Mentre attraversava il ponte di Ryogoku il reparto trovò invece la strada sbarrata da un samurai a cavallo, con lo stemma dello shogun sull'uniforme. Non erano in uso in realtà vere e proprie uniformi, ma l'abbigliamento seguiva canoni precisi nella stampa infatti l'artista ha rappresentato il samurai nella tenuta formale detta kamishino. La presenza del mon dei Tokugawa sull'aori, la sopravveste dalle ampie spalline, toglieva infine ogni dubbio.

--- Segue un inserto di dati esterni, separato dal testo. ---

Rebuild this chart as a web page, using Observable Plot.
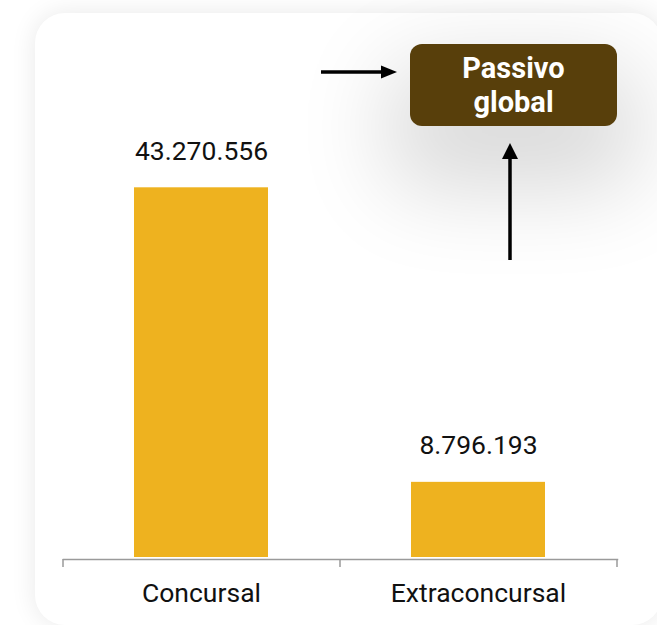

Il rispetto per l'autorità dello shogun era tale che un solo uomo avrebbe potuto arrestare senza dover fare uso della forza l'intero gruppo.

L'ignoto samurai si dimostrò però solidale con i ronin: diede loro ordine di passare e di proseguire il cammino per le strade che lui avrebbe indicato, dove non avrebbero trovato altri ostacoli.

Per questo, come per altri episodi, è difficile giudicare se siano storicamente provati o non piuttosto rielaborazioni di racconti o dicerie. E' comunque uno dei pezzi più apprezzati del Chushingura, il dramma  ricavato dalla tragedia reale non solo rappresentato a teatro ma illustrato in vari album a stampa che non cessavano di essere pubblicati.

La stampa a lato, opera del grande Ando Hiroshige (particolare), proviene dalla prima delle cinque serie da lui dedicate al Chushingura, pubblicata nel 1836.

 

 

 

 

 

Arrivati finalmente a destinazione i 47 ronin lavarono accuratamente la testa di Kira presso un pozzo (la stampa lo rappresenta nelle condizioni in cui si trovava nel 1871), per poi deporla sulla tomba del loro signore.

Terminata la cruenta cerimonia la testa venne consegnata ai sacerdoti, che in seguito la resero ai familiari.

I samurai lasciarono al tempio anche una offerta in denaro, consistente in tutto quello che era loro rimasto.

Sapevano infatti che non ne avrebbero più avuto bisogno.

Avevano già deciso da tempo che si sarebbero consegnati alle autorità attendendo di essere giudicati. Vennero divisi in quattro gruppi, affidati alla custodia di altrettanti nobili.